Media Mirror – 02.06.07

Russian newspapers write about democracy institutions and interpretation of democracy by different nations, the lessons of history not to be forgotten, and the respect to perished soldiers – no matter the side they fought for.

ROSSIYSKAYA GAZETA weekly’s regular column “The main events of the past week” features ratings of events by Senator Mikhail Margelov. The senator chose the unusual heat wave over European Russia and the successful tests of the new Russian missiles as numbers one and two.

Evgeny Primakov writes in his column in MOSKOVSKIE NOVOSTI that he was impressed by the unanimous criticism of the U.S. foreign policy at the annual meeting of the Interaction Council, a body consisting former heads of governments of 30 countries. Mr Primakov quotes the remarks of the main speaker on the topic, former U.S. Vice-President Walter Mondale as saying:

“After WW II America became the leading nation in the world not only because of its might but because citizens and leaders of other countries believed in America’s good will and common sense. Now the situation has changed, and the changes were caused by the catastrophic consequences of the radical neo-conservative revolution.”

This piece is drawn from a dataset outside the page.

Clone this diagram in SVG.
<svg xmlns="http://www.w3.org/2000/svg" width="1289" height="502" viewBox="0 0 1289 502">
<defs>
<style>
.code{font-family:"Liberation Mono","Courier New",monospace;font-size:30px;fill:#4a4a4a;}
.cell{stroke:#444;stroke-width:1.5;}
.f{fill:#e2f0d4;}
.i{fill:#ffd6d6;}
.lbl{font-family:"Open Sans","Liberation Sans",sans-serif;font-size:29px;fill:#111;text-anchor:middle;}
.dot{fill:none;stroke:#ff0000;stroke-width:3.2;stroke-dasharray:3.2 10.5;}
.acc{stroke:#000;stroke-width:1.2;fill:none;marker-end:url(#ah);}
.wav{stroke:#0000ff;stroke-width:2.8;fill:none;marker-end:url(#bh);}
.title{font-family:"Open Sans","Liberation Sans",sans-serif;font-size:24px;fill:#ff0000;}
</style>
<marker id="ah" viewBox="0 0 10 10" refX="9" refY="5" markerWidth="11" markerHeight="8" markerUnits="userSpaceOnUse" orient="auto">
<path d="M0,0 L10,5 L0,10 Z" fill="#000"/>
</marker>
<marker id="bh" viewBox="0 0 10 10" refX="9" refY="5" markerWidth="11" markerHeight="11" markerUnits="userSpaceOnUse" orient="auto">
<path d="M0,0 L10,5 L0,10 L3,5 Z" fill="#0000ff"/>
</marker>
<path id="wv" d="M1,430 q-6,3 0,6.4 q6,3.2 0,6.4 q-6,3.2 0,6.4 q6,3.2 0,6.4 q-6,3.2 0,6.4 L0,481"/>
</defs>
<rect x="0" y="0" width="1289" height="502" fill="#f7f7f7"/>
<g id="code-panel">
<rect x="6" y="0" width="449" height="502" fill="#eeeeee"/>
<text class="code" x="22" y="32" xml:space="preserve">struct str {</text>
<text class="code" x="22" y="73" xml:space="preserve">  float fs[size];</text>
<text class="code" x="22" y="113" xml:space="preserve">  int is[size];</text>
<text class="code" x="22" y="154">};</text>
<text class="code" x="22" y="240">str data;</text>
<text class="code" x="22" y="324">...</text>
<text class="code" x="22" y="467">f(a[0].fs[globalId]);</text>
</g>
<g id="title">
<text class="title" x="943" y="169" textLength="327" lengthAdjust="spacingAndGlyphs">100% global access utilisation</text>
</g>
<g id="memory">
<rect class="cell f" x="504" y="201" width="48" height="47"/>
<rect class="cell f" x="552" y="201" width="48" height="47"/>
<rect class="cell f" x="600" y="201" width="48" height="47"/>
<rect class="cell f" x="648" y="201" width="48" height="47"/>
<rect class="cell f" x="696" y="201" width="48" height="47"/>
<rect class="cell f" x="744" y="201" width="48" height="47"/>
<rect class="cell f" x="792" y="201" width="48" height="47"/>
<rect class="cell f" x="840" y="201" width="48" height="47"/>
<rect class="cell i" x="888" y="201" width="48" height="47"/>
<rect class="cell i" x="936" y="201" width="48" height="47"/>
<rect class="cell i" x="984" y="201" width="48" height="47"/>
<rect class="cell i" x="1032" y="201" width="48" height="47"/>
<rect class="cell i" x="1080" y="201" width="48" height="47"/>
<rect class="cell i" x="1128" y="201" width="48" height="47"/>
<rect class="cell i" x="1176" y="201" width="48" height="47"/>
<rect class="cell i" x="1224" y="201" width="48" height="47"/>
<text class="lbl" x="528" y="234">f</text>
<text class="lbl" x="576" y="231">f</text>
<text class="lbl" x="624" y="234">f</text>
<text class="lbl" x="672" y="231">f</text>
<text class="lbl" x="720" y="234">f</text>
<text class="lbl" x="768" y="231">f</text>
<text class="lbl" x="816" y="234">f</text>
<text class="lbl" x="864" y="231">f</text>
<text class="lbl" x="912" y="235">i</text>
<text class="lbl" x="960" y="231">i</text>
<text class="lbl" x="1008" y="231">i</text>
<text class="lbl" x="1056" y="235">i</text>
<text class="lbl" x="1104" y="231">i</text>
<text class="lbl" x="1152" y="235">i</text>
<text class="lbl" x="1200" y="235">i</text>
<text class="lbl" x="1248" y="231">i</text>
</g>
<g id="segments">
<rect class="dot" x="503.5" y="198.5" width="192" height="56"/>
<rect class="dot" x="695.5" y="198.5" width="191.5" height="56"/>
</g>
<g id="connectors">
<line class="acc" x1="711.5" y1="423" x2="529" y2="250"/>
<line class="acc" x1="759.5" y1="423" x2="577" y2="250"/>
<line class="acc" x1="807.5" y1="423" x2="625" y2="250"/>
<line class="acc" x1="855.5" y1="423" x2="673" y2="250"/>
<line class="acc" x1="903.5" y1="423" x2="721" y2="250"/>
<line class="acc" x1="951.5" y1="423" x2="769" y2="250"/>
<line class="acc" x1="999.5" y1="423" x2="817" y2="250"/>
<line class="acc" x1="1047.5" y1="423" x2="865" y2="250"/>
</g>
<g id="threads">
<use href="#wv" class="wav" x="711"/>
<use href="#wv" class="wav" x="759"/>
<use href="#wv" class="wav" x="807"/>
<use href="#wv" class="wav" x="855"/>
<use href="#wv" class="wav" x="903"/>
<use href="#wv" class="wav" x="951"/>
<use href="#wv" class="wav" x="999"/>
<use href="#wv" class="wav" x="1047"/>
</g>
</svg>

“Neo-conservatives interpret the military might of the U.S. as a means to increase America’s influence. They believe it is possible to use military force and achieve beautiful results, for instance, creating democracies. This can be called democratic imperialism,” the American politician continues.

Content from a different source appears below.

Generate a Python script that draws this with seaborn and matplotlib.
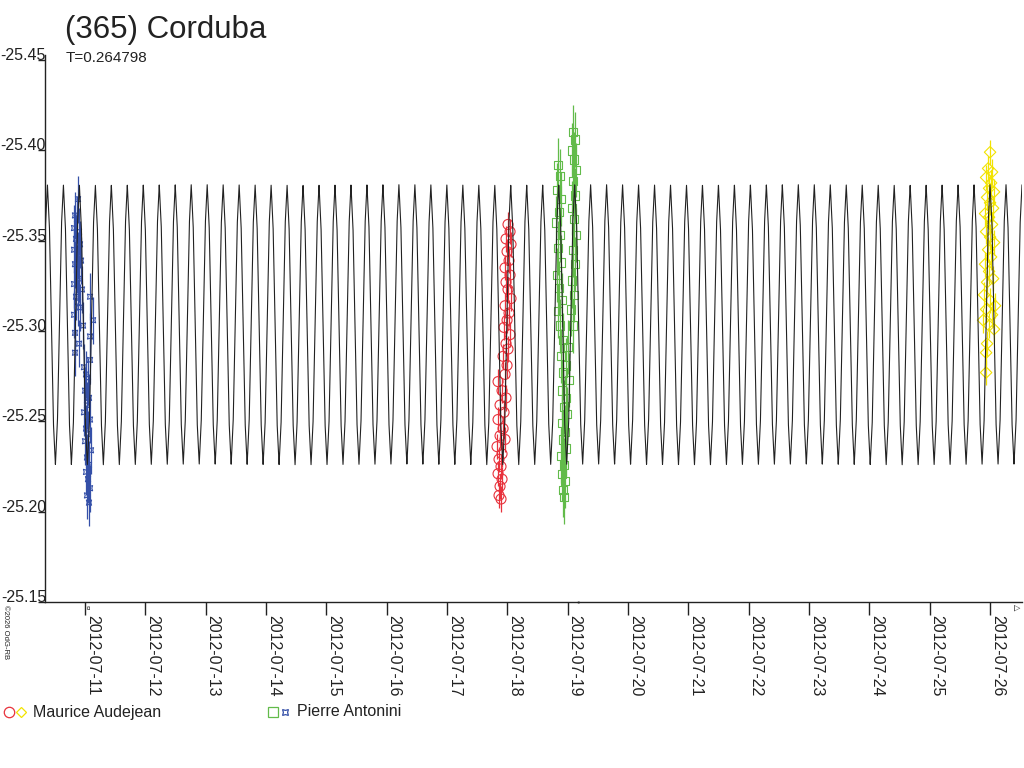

Eveny Primakov concludes his column with one short phrase: No comment.

A democratic monarchy happens in the world much more often than a democratic empire, and one of these has just been born in Central Asia, writes NEWSWEEK RUSSIA, meaning Kazakhstan, after President Nazarbaev’s amendments to the nation’s Constitution gave him exclusive rights to run for his office for any consecutive number of times – a virtual lifetime Presidency. Both Russia and the U.S. voiced approval for this “step in the right direction”. It was a matter of stability chosen over democracy, the experts say.

Seventeen university professors of history, economy and philosophy plus a famous playwright and an MP undersigned an article in MOSKOVSKIE NOVOSTI calling for the return of the Day of the Great October Revolution as a national holiday. Their argument is that history cannot be cancelled. The Bolshevik revolution and over 70 years of the Soviets are a huge part of it, and that cannot be ignored.

ROSSIYSKAYA GAZETA writes about a monument to Soviet pilots who died in combat in Afghanistan. It was built by their fellow officers in their free time between operations. Now three U.S. air force sergeants based at the same airfield in Bagram are protecting the monument from their own bosses’ plan to build a new runway over it. They maintain e-mail contact with the surviving Russian veterans.